The BNZ-BusinessNZ performance of manufacturing index rose 4 points to 59.2 in May, the highest level in nine years and the strongest reading for May since the survey began in 2002.
The monthly survey suggests manufacturing may not be as weak as suggested in government figure this week showing sales volumes fell 0.6 percent in the first quarter and indicates companies are confident enough to take on more workers.
Machinery and equipment manufacturing led gains in May, with a reading of 67.4.
“Today’s PMI puts upside risk on our manufacturing and overall GDP forecasts over coming quarters,” BNZ economist Doug Steel says. “The chances that New Zealand’s economic growth this year is stronger than we forecast are increasing.”
First-quarter gross domestic product figures are scheduled for release on June 20 and are expected to show the economy grew 0.6 percent in the first three months of the year, according to a Reuters survey, slowing from an unexpectedly fast 1.5 percent clip in the fourth quarter last year.

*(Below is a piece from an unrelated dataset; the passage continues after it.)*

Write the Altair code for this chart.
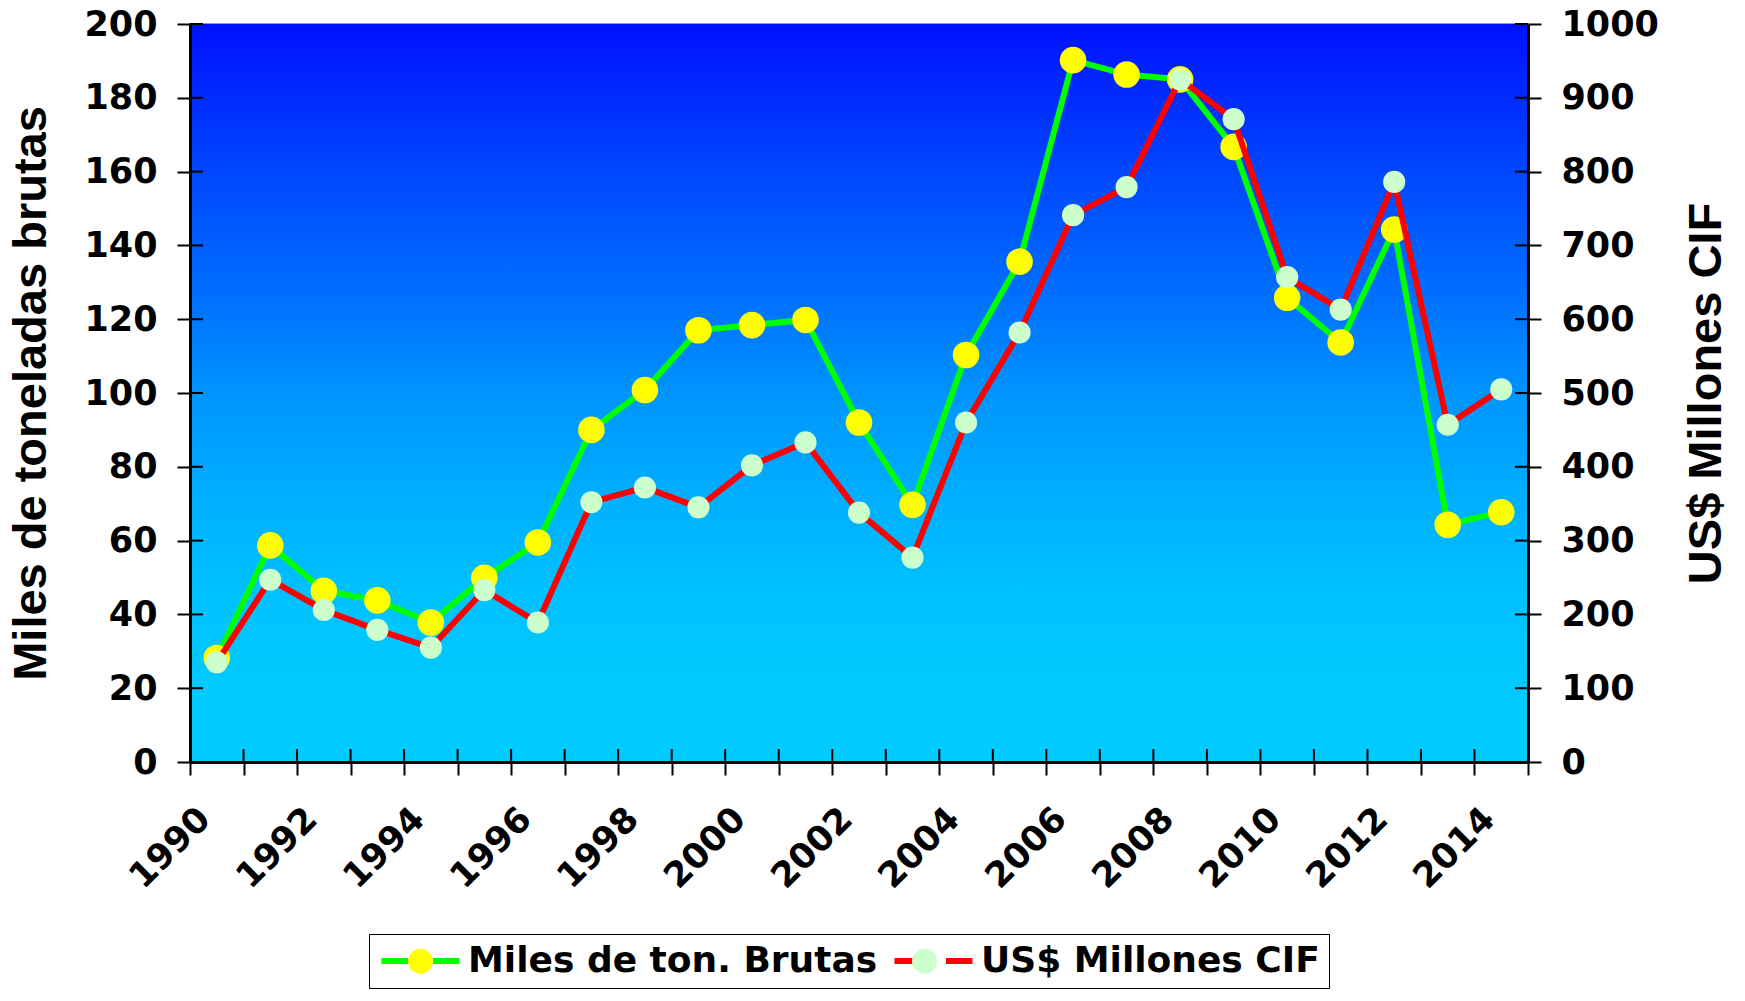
import altair as alt
import pandas as pd

# ---------------- data ----------------
years = list(range(1990, 2015))
miles_ton = [28.2, 58.7, 46.4, 43.8, 37.8, 49.9, 59.5, 90.0, 100.8, 117.0, 118.4, 119.8,
             92.0, 69.7, 110.3, 135.6, 190.2, 186.3, 185.0, 166.7, 125.8, 113.7, 144.3,
             64.3, 67.7]
usd_cif = [135, 247, 206, 179, 155, 233, 189, 352, 372, 345, 402, 433, 338, 277, 460,
           582, 741, 779, 925, 871, 657, 613, 786, 457, 505]
series_names = ["Miles de ton. Brutas", "US$ Millones CIF"]
left_ticks = [0, 20, 40, 60, 80, 100, 120, 140, 160, 180, 200]
right_ticks = [0, 100, 200, 300, 400, 500, 600, 700, 800, 900, 1000]
x_bounds = [y - 0.5 for y in years] + [years[-1] + 0.5]

# ---------------- layout ----------------
W, H = 1338, 738
TICK = 13
FONT_NUM = "DejaVu Sans"
FONT_TITLE = "Liberation Sans"

df_ton = pd.DataFrame({"year": years, "ton": miles_ton,
                       "s": series_names[0], "m": series_names[0]})
df_usd = pd.DataFrame({"year": years, "usd": usd_cif,
                       "s": series_names[1], "m": series_names[1]})


def xenc():
    return alt.X(
        "year:Q",
        scale=alt.Scale(domain=[x_bounds[0], x_bounds[-1]], nice=False, zero=False),
        axis=alt.Axis(
            values=x_bounds,
            labelExpr="((datum.value + 0.5) % 2 == 0 && datum.value < 2014) ? format(datum.value + 0.5, 'd') : ''",
            labelAngle=315, labelAlign="right", labelBaseline="middle",
            labelOffset=14, labelPadding=38, labelFlush=False, labelOverlap=False,
            labelBound=False, labelFont=FONT_NUM, labelFontWeight="bold",
            labelFontSize=35, labelColor="black",
            tickSize=TICK, tickWidth=2, tickColor="black",
            domainColor="black", domainWidth=3, grid=False, title=None, zindex=1,
        ),
    )


def yleft():
    return alt.Y(
        "ton:Q",
        scale=alt.Scale(domain=[0, 200], nice=False, zero=True),
        axis=alt.Axis(
            orient="left", values=left_ticks, format="d",
            title="Miles de toneladas brutas",
            titleFont=FONT_TITLE, titleFontSize=47, titleFontWeight="bold",
            titleColor="black", titlePadding=28,
            labelFont=FONT_NUM, labelFontWeight="bold", labelFontSize=35,
            labelColor="black", labelPadding=20, labelFlush=False,
            tickSize=TICK, tickWidth=2, tickColor="black",
            domainColor="black", domainWidth=3, grid=False, zindex=1,
        ),
    )


def yright():
    return alt.Y(
        "usd:Q",
        scale=alt.Scale(domain=[0, 1000], nice=False, zero=True),
        axis=alt.Axis(
            orient="right", values=right_ticks, format="d",
            title="US$ Millones CIF",
            titleFont=FONT_TITLE, titleFontSize=47, titleFontWeight="bold",
            titleColor="black", titlePadding=25, titleAngle=270, titleBaseline="top",
            labelFont=FONT_NUM, labelFontWeight="bold", labelFontSize=35,
            labelColor="black", labelPadding=20, labelFlush=False,
            tickSize=TICK, tickWidth=2, tickColor="black",
            domainColor="black", domainWidth=3, grid=False, zindex=1,
        ),
    )


# legend symbols in unit coordinates (scaled by sqrt(symbolSize)/2)
LINE_PATH = "M-0.967,0H0.8M2.466,0H4.233"
CIRCLE_PATH = ("M2.466,0C2.466,0.46,2.093,0.833,1.633,0.833"
               "C1.173,0.833,0.8,0.46,0.8,0"
               "C0.8,-0.46,1.173,-0.833,1.633,-0.833"
               "C2.093,-0.833,2.466,-0.46,2.466,0Z")

legend_common = dict(
    title=None, orient="none", legendX=179, legendY=910, direction="horizontal",
    columns=2, symbolSize=900, symbolStrokeWidth=6, labelFont=FONT_NUM,
    labelFontWeight="bold", labelFontSize=36, labelOffset=54, labelLimit=900,
    columnPadding=4, padding=9,
)
line_legend = alt.Legend(symbolType=LINE_PATH, labelColor="black",
                         strokeColor="black", **legend_common)
dot_legend = alt.Legend(symbolType=CIRCLE_PATH, labelColor="transparent",
                        symbolStrokeColor="transparent", **legend_common)

color_enc = alt.Color("s:N", scale=alt.Scale(domain=series_names, range=["#00FF00", "#FF0000"]),
                      legend=line_legend)
# data-derived domain (sorted: same order) so the two legends stay separate
fill_enc = alt.Fill("m:N", scale=alt.Scale(range=["#FFFF00", "#CCFFCC"]),
                    legend=dot_legend)

gradient = alt.Gradient(
    gradient="linear", x1=0, x2=0, y1=0, y2=1,
    stops=[
        alt.GradientStop(color="#0010FF", offset=0.0),
        alt.GradientStop(color="#0044FF", offset=0.19),
        alt.GradientStop(color="#0070FF", offset=0.37),
        alt.GradientStop(color="#0096FF", offset=0.51),
        alt.GradientStop(color="#00B0FF", offset=0.65),
        alt.GradientStop(color="#00C2FF", offset=0.78),
        alt.GradientStop(color="#00CAFF", offset=0.9),
        alt.GradientStop(color="#00CCFF", offset=1.0),
    ],
)

background = alt.Chart(alt.Data(values=[{}])).mark_rect(fill=gradient).encode(
    x=alt.value(0), x2=alt.value(W), y=alt.value(0), y2=alt.value(H)
)

left_inner = alt.Chart(pd.DataFrame({"ton": left_ticks})).mark_rule(
    color="black", strokeWidth=2).encode(y=yleft(), x=alt.value(0), x2=alt.value(TICK))
bottom_inner = alt.Chart(pd.DataFrame({"year": x_bounds})).mark_rule(
    color="black", strokeWidth=2).encode(x=xenc(), y=alt.value(H - TICK), y2=alt.value(H))
right_inner = alt.Chart(pd.DataFrame({"usd": right_ticks})).mark_rule(
    color="black", strokeWidth=2).encode(y=yright(), x=alt.value(W - TICK), x2=alt.value(W))

ton_line = alt.Chart(df_ton).mark_line(strokeWidth=6).encode(x=xenc(), y=yleft(), color=color_enc)
ton_pts = alt.Chart(df_ton).mark_point(shape="circle", filled=True, size=707, opacity=1,
                                       strokeWidth=0).encode(x=xenc(), y=yleft(), fill=fill_enc)
usd_line = alt.Chart(df_usd).mark_line(strokeWidth=6).encode(x=xenc(), y=yright(), color=color_enc)
usd_pts = alt.Chart(df_usd).mark_point(shape="circle", filled=True, size=491, opacity=1,
                                       strokeWidth=0).encode(x=xenc(), y=yright(), fill=fill_enc)

left = alt.layer(background, left_inner, bottom_inner, ton_line, ton_pts)
right = alt.layer(usd_line, usd_pts, right_inner)

chart = (
    alt.layer(left, right)
    .resolve_scale(y="independent")
    .properties(
        width=W, height=H,
        autosize=alt.AutoSizeParams(type="none"),
        padding={"left": 182, "top": 16, "right": 200, "bottom": 228},
    )
    .configure_view(stroke="#999999", strokeWidth=2)
)

chart.save("out.html", embed_options={"renderer": "svg", "actions": False})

Today’s PMI showed the diffusion index for new orders climbed to 63.1, the highest since June 2004. Production rose to 60.5, the highest since February, from 56 in April, while employment climbed 7.8 points to 55.3, the highest since November 2007.
Finished stocks climbed back into expansion at 51.8 from 47.6 and deliveries slipped to 54.6 from 55.8.
The expansion in New Zealand contrasts with a slide in Australia, with the two countries this year experiencing the two largest monthly differences in activity levels since the measure here began in 2002. In Australia, the April index was at 36.7, its lowest result since May 2009.
By region, Canterbury/Westland led at 67, followed by Otago/Southland on 60.7 and Northern at 60.5. The central region recorded a reading of 55.4.